### WHAT YOU WILL DO:
Take every line from the material that has the word "this" in it.
** start of ENTRIES SUPPLIED **
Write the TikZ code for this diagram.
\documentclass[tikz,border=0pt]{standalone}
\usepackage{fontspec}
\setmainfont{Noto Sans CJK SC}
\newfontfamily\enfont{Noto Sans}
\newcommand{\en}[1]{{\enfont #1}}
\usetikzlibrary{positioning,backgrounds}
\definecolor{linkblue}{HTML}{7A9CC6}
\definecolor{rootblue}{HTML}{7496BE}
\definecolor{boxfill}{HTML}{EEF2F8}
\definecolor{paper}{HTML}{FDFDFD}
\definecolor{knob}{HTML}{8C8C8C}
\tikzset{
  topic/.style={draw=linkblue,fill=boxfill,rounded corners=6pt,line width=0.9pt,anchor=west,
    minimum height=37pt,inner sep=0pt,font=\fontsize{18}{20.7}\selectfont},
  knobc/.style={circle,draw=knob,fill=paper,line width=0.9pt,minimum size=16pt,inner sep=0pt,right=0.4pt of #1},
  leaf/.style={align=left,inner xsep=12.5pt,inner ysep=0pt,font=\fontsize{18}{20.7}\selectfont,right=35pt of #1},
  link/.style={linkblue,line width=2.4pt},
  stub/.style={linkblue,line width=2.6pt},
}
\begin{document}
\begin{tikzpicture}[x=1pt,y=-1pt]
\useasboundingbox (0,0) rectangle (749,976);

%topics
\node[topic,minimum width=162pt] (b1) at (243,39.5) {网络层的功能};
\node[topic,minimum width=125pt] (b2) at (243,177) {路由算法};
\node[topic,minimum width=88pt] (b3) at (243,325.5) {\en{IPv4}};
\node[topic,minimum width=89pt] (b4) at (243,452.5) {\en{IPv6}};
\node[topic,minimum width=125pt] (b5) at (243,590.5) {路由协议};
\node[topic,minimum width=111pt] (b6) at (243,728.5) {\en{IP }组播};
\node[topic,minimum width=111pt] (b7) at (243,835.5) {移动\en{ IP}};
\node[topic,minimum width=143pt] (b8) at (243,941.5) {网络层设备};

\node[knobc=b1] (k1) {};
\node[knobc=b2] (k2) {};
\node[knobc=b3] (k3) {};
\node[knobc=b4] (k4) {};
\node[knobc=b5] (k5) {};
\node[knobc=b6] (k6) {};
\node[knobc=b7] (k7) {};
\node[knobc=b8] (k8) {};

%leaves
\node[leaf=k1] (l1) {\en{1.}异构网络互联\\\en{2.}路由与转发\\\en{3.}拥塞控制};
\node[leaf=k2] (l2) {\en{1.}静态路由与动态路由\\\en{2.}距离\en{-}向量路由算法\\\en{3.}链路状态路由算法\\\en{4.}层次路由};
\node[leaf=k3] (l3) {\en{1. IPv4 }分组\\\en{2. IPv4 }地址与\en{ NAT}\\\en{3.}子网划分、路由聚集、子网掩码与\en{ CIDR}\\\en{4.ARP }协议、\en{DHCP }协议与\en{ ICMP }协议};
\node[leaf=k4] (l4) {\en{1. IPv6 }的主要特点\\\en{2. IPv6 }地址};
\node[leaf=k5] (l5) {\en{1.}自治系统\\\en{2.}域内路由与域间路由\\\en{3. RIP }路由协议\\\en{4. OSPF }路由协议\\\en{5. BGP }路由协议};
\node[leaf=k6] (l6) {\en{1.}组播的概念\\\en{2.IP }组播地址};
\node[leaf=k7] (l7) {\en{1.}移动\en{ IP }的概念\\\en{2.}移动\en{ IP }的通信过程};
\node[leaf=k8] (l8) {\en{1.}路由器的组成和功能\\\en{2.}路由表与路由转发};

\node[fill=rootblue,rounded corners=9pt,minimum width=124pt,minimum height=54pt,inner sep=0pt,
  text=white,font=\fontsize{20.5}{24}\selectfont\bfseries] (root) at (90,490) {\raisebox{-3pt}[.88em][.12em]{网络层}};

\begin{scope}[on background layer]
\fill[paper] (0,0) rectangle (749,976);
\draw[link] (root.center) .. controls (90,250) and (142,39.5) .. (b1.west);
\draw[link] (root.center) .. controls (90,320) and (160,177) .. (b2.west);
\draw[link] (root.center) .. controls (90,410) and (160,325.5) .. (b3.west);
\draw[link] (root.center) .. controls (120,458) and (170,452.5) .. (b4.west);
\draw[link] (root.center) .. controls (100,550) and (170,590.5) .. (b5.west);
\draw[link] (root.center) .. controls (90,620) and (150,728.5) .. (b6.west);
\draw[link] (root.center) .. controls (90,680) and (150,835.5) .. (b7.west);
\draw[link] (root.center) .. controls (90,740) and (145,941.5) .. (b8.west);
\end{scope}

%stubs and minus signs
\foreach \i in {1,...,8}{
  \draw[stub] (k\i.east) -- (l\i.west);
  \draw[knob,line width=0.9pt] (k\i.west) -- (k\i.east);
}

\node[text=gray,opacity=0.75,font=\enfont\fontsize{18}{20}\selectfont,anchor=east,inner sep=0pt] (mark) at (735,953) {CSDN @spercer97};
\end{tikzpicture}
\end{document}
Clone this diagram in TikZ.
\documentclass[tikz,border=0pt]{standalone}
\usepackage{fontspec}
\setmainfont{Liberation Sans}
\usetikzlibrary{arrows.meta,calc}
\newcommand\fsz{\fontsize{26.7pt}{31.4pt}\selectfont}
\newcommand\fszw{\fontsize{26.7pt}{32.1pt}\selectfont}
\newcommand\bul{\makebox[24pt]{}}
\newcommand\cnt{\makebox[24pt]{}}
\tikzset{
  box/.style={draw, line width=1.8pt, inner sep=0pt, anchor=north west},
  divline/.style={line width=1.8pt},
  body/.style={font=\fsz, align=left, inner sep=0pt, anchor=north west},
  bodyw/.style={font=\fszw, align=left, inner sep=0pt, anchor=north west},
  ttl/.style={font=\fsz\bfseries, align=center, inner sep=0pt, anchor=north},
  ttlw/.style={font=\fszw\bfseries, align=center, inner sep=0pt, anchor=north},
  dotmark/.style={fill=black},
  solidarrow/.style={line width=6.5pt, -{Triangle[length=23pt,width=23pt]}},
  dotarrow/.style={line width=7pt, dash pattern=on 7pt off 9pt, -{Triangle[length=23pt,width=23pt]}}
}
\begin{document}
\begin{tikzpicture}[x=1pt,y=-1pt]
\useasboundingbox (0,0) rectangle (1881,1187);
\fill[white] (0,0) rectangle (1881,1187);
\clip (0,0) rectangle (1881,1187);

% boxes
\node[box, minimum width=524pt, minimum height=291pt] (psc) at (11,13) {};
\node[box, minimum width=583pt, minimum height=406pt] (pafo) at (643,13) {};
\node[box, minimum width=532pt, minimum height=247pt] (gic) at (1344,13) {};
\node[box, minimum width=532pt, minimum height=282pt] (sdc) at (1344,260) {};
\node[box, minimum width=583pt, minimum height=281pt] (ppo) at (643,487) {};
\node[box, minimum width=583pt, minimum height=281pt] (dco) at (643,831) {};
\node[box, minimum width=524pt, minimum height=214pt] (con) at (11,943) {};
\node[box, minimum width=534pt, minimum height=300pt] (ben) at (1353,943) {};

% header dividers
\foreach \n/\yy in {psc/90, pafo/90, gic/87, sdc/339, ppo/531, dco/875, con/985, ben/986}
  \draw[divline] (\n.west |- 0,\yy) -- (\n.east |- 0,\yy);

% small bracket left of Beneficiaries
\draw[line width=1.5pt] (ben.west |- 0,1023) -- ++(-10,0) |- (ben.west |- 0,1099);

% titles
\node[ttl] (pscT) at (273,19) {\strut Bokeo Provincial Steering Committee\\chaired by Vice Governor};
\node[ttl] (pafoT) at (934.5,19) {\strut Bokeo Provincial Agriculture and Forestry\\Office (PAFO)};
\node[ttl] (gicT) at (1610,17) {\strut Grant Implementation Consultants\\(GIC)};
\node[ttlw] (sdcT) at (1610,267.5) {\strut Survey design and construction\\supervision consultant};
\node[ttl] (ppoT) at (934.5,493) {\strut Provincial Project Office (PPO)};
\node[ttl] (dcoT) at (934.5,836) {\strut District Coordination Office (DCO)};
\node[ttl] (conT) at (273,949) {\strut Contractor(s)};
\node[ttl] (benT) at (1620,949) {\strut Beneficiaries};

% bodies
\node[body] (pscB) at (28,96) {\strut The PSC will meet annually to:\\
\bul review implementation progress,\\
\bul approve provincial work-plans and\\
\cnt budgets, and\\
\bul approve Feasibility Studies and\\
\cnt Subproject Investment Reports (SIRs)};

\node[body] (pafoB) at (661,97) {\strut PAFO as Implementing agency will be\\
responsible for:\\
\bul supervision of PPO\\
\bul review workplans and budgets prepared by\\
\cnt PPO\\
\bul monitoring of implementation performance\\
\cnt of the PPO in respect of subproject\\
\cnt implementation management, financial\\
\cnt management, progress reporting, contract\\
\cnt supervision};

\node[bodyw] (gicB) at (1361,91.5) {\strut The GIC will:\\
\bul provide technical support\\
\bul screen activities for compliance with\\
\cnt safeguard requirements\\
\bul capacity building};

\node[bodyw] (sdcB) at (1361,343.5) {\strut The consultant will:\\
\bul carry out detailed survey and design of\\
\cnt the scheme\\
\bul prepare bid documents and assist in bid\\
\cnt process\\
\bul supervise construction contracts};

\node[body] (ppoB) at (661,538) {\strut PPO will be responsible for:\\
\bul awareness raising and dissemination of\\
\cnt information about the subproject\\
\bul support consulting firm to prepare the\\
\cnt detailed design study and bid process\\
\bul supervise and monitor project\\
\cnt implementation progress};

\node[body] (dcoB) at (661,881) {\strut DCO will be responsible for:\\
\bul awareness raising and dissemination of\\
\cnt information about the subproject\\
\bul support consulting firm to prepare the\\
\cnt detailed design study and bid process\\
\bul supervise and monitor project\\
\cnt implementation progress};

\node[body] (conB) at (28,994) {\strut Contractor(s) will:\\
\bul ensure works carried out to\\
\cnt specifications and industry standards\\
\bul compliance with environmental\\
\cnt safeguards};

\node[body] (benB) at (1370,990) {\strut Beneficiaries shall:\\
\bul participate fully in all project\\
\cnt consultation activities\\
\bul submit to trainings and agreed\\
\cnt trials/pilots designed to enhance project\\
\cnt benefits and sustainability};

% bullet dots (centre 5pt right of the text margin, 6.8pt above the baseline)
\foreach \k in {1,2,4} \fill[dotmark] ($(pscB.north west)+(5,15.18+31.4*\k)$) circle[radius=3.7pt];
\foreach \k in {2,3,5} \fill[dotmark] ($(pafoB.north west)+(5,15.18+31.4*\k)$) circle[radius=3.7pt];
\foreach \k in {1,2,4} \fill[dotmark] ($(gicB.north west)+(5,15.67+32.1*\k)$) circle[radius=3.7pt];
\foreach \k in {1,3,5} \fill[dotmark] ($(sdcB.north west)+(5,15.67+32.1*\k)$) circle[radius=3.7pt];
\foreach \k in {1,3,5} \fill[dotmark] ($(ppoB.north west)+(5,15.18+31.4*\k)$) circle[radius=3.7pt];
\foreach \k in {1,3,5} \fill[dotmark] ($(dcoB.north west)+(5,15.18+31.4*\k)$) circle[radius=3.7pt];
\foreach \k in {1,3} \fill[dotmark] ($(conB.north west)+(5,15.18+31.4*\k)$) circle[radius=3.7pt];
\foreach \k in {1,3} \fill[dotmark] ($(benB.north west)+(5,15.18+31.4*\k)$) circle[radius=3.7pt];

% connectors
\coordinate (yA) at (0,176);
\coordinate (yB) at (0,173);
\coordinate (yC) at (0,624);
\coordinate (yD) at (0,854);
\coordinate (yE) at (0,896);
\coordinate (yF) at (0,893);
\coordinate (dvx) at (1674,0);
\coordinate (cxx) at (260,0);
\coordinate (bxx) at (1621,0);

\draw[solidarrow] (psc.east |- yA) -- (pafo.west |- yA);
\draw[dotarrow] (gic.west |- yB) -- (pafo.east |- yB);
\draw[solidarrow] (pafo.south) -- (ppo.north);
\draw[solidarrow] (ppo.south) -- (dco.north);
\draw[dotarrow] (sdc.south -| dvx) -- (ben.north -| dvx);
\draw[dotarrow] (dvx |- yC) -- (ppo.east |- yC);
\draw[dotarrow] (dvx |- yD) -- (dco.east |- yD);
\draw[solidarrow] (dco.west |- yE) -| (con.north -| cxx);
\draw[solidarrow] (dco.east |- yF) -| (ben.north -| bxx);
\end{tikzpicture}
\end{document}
** end of ENTRIES SUPPLIED **
### WRITTEN ANSWER:
Write the TikZ code for this diagram.
Clone this diagram in TikZ.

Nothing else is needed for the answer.